A glass of that merlot and the duck plate will come to under $20, not bad for today’s luxe Healdsburg eateries.

The Flights menu is at once more complicated and more rewarding. Three to five wine are paired with appropriate plates, so you can sample a greater range of both.

What’s a little puzzling about the menu is, unlike most, it prioritizing the wine you order, not the food. The From the Garden flight for instance emphasizes (by bold face all caps type, a  point size up) the Grand Reserve Sauvignon Blanc, Reserve Riesling, Grand Reserve Pinot Noir, Napa Mountain Cabernet Sauvignon (2006!) and an unusual Late Harvest Chardonnay, not the accompanying dishes.

Still, even though the plates seem an afterthought on the menu, they are definitely not in the presentation or the pleasure.

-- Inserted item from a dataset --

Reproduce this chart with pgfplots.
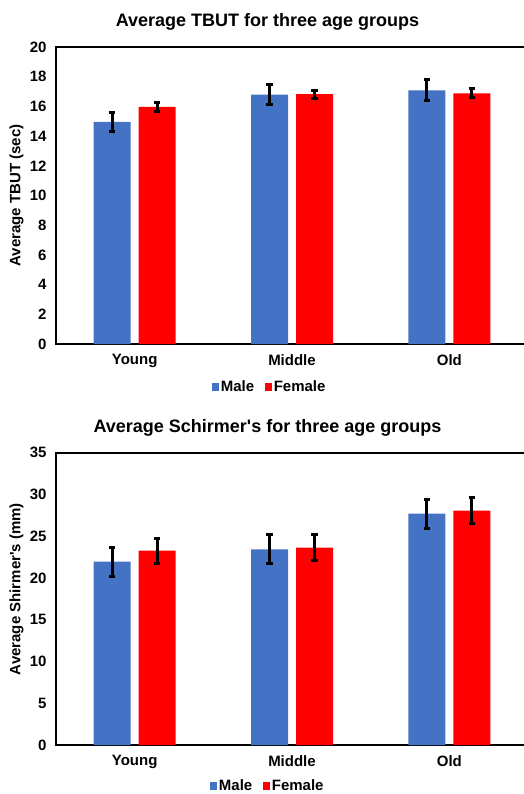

In fact in retrospect it was the dishes I remember, and not the wines.

Like the carmelized carrots, guajillo chile, coconut and pepita brittle plate that was served with the – what was it again? Oh yes, the Vintner’s Reserve Riesling. True, an off-dry Riesling is at its best with a slightly spicy flavor – think Thai food – but there’s no way a Riesling can have the contemplative complexity of that carefully prepared dish.

The restaurant has adequate open space and comfort, with a 6 to 8 person group table in one room and a well-stocked wine bar in the other. “You sit people together who don’t know each other, and good things can happen,” as Wangler explained the group table.

Although reservations are accepted, it’s a good bet that weekend traffic, at least initially, will largely consist on passers-by looking for appetizers or a postprandial glass. Seating them at available space on the group table is sensible as well as social.

When people do settle in, there’s a good chance they may be served a complimentary glass of wine – in a black wine glass. it could be a red or a white, but you can’t tell; neither can aficionados example the “eye” of the pour to identify the grape. Since different people at the same table may get a different wine in the black glass, the trick is to guess based on palate and aroma alone what’s in it.  It’s a conversation starter, to be sure.

I’m proud to say I guessed red.

While it was pretty quiet the afternoon I was there, with only a couple drop-ins and a few more reading the menu outside, they expect the real test will come this weekend, when the rooms and the restaurants and the streets fill with people who don’t  live here.

“Healdsburg’s on fire,” said Wanger, and he expects a big crowd this weekend. Don’t imagine he’ll be disappointed.